— Charts and diagrams as code —

** BEGIN **

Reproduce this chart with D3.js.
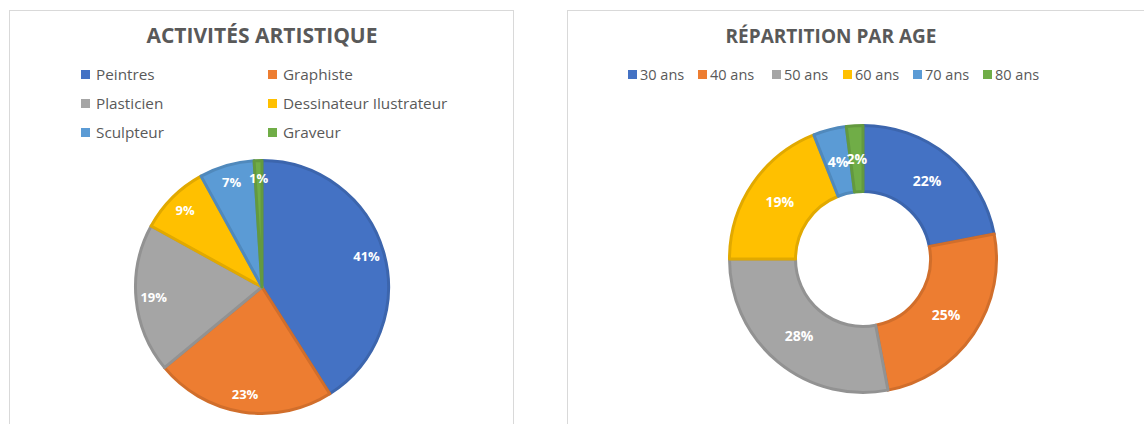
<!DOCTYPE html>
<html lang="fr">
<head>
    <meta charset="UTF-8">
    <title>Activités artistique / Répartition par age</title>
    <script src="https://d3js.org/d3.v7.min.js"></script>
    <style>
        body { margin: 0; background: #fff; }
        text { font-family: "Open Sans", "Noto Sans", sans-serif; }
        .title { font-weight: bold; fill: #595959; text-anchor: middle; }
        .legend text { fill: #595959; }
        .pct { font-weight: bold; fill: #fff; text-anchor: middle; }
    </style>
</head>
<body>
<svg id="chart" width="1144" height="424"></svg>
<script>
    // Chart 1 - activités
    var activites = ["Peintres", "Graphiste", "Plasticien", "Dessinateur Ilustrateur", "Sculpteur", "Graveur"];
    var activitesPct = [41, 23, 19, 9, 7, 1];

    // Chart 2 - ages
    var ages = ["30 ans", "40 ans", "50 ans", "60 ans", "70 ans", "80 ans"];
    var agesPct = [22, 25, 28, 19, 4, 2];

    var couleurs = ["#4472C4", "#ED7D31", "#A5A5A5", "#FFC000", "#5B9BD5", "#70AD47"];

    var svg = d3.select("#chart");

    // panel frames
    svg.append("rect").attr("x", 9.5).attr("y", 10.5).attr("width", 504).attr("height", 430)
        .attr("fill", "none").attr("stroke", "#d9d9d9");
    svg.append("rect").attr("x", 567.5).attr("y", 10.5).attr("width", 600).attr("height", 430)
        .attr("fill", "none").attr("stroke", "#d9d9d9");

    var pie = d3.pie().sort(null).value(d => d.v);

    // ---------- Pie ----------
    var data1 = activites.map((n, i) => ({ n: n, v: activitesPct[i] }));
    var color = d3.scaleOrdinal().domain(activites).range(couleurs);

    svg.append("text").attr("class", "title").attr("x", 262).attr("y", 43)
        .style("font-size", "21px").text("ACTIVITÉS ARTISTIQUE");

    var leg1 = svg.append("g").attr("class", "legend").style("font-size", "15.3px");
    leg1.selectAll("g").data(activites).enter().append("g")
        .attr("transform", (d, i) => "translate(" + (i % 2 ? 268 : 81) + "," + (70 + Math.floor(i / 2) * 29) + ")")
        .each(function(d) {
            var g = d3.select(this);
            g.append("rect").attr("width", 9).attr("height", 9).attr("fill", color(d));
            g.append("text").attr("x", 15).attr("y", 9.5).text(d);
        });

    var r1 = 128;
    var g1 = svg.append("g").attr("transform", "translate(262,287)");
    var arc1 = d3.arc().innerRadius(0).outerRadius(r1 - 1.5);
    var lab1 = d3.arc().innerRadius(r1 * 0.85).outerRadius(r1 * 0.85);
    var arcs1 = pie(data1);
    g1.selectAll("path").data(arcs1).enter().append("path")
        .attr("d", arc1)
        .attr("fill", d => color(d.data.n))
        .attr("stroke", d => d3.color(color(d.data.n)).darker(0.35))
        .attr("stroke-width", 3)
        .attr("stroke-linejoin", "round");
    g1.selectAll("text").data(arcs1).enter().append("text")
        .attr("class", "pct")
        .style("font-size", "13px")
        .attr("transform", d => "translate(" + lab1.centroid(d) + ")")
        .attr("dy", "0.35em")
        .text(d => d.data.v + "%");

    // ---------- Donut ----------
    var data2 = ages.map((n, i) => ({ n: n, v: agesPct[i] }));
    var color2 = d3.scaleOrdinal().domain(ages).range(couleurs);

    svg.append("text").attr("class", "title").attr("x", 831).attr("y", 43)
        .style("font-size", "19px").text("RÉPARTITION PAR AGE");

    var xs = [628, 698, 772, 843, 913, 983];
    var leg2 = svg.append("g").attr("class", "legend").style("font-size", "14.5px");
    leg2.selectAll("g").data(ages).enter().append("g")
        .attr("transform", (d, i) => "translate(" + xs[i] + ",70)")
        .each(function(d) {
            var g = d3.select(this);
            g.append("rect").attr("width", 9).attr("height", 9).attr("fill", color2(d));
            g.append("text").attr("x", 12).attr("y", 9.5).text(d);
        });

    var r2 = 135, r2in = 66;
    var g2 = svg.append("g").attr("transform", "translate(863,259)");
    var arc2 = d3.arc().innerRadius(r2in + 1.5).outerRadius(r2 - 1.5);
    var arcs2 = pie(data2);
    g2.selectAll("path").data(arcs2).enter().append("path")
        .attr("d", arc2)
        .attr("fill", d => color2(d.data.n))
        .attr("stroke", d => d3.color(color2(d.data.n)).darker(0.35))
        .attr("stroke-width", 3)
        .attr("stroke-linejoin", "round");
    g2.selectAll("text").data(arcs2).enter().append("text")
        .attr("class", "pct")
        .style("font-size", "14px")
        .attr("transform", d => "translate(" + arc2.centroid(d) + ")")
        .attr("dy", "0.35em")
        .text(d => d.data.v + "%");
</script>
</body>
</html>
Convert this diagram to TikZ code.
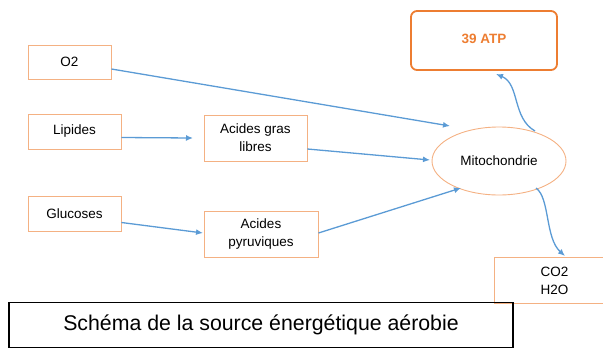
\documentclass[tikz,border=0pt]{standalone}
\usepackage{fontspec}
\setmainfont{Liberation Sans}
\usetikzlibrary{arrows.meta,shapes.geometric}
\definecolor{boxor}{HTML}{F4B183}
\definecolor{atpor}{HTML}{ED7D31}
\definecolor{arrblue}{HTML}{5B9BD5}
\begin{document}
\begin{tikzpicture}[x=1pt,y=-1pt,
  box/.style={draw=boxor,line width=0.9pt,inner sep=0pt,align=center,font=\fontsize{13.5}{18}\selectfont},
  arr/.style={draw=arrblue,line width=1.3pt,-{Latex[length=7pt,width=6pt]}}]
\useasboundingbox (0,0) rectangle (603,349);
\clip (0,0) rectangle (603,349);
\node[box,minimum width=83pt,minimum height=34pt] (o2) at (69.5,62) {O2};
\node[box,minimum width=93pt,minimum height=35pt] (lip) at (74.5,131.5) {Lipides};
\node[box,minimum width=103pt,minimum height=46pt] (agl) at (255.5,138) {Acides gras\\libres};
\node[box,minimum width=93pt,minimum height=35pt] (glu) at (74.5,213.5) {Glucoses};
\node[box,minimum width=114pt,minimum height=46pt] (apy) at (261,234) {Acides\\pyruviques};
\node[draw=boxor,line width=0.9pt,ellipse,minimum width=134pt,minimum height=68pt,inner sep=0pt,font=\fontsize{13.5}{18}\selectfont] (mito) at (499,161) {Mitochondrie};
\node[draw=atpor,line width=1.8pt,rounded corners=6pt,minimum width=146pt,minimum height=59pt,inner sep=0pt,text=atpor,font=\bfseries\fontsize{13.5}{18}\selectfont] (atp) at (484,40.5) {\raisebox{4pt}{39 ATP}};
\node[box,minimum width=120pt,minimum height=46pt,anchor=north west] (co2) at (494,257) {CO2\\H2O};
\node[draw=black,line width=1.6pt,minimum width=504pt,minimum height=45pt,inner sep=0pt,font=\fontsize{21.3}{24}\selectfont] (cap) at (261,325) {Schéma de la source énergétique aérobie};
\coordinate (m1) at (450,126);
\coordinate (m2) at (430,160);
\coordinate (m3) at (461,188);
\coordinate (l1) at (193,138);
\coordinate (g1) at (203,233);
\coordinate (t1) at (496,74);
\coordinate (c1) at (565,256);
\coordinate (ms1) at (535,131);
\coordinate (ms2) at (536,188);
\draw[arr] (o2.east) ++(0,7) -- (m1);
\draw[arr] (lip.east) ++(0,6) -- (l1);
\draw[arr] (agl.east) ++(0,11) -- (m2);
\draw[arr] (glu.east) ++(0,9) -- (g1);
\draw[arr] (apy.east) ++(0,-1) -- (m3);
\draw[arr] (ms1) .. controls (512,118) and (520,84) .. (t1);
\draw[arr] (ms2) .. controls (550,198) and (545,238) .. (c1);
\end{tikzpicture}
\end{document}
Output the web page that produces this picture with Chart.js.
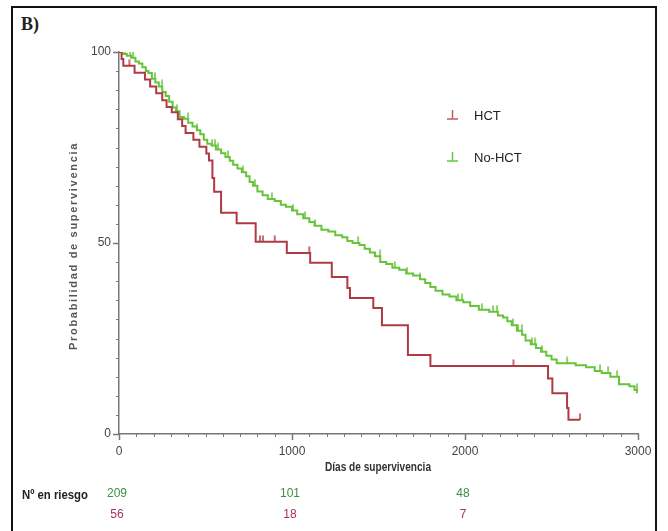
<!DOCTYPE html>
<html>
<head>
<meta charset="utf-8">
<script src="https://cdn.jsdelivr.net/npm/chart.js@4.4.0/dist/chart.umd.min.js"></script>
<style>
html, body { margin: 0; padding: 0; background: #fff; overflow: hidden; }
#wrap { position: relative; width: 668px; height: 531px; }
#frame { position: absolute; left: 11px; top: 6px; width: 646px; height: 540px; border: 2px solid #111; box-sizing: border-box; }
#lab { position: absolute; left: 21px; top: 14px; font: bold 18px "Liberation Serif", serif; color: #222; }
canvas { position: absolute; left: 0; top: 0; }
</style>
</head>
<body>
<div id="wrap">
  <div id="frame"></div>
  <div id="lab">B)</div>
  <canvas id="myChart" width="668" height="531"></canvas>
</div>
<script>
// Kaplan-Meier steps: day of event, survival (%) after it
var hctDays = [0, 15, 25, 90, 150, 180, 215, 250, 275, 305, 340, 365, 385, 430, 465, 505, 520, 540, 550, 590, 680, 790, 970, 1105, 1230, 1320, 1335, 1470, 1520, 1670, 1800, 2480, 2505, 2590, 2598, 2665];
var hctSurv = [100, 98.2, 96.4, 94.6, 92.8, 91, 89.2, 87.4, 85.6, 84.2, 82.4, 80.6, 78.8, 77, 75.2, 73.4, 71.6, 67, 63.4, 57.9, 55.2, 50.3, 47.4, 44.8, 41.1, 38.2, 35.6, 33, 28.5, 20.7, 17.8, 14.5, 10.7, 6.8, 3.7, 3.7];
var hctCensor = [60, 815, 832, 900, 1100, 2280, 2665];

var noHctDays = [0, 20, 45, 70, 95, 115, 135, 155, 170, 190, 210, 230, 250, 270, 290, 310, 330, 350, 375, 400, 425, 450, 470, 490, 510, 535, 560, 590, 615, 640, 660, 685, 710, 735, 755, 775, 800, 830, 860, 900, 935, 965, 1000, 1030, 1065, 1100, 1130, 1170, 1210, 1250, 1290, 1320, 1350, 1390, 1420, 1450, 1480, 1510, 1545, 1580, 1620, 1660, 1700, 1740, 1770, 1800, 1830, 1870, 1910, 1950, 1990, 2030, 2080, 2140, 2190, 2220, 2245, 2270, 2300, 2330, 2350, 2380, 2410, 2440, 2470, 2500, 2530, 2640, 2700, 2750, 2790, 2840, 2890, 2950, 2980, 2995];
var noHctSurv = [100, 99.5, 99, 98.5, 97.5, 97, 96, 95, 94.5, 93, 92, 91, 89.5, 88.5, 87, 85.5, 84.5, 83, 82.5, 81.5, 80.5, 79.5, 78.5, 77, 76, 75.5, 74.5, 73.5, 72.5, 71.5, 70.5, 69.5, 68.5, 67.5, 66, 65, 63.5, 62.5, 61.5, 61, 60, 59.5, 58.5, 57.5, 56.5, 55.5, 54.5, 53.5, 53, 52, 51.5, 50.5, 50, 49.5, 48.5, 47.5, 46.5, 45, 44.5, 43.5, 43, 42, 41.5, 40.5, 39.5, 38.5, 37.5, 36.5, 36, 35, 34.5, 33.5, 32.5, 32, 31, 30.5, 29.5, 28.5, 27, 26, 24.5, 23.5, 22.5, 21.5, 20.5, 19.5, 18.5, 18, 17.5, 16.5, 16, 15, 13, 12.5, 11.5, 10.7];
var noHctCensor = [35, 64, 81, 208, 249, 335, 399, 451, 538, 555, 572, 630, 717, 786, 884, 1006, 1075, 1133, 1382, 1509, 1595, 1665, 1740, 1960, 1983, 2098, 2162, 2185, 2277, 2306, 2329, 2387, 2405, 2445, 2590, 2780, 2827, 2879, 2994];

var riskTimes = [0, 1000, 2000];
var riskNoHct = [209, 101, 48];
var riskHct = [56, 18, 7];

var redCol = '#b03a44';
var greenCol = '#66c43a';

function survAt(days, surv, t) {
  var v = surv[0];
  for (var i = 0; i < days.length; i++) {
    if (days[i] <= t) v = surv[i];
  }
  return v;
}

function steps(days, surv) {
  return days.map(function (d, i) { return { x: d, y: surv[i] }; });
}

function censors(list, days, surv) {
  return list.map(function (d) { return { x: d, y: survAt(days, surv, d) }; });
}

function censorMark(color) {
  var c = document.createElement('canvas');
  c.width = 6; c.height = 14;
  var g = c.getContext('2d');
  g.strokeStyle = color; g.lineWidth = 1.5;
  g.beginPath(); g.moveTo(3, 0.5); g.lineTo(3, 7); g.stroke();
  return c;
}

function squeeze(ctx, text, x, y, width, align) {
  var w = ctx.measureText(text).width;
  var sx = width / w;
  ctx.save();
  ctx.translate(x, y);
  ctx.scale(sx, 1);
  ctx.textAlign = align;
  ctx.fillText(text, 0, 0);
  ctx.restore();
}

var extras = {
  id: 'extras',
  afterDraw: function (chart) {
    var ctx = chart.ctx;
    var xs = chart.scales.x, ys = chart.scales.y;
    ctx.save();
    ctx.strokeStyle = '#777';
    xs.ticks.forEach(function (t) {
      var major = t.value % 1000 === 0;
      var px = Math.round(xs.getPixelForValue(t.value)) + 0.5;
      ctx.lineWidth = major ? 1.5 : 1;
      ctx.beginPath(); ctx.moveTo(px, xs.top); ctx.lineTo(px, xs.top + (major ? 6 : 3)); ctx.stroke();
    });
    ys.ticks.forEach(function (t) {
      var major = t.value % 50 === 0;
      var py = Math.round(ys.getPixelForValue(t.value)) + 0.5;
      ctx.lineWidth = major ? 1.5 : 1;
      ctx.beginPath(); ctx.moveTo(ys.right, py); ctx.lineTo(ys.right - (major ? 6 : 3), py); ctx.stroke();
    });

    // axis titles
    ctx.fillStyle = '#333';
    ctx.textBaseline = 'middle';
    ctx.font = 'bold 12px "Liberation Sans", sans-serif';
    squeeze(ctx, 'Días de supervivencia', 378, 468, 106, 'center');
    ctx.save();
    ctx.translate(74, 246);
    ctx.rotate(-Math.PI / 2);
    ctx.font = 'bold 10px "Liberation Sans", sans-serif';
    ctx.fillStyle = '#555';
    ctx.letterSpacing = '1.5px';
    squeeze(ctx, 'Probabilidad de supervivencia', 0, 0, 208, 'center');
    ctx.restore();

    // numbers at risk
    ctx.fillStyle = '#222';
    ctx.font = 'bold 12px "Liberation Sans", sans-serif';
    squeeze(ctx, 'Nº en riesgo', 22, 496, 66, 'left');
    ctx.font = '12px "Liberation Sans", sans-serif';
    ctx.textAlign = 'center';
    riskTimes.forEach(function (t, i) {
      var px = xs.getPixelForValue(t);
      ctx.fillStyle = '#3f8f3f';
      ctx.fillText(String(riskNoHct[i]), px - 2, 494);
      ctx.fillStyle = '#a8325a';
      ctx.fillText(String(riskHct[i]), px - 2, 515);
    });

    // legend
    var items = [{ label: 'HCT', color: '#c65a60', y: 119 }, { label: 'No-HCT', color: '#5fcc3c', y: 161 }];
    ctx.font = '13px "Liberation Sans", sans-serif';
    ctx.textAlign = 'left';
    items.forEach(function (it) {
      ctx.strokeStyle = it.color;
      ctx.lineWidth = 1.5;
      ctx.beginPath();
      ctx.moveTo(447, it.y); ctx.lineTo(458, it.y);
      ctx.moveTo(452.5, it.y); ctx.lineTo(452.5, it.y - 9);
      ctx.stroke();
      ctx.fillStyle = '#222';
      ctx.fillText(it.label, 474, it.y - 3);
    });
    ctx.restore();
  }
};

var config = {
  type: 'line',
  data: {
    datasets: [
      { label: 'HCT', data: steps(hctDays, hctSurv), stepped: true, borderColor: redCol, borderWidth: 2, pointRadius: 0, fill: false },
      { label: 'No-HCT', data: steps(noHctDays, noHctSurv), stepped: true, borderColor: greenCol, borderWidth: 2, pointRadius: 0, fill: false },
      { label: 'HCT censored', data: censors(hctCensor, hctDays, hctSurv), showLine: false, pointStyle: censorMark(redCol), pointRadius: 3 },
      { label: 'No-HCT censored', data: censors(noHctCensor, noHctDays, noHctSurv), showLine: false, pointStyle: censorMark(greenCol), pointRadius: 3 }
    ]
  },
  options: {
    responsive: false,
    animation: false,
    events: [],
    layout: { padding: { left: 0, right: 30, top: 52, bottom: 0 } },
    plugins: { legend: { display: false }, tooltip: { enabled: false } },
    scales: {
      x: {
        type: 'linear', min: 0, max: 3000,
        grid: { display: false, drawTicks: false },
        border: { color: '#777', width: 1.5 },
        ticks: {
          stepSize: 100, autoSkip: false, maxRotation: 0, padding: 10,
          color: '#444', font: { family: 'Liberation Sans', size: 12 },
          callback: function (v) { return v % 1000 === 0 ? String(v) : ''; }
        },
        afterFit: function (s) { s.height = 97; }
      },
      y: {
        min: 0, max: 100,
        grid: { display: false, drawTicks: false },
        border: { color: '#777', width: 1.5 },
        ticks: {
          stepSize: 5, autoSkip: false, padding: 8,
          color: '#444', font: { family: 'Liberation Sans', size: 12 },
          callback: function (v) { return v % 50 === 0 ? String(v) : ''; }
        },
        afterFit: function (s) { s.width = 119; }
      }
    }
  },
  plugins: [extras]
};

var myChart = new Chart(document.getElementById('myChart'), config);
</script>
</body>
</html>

** END **

— Job —
Locate the lines above that hold the word "with". Show every one of them.

— Task output —
Reproduce this chart with D3.js.
Output the web page that produces this picture with Chart.js.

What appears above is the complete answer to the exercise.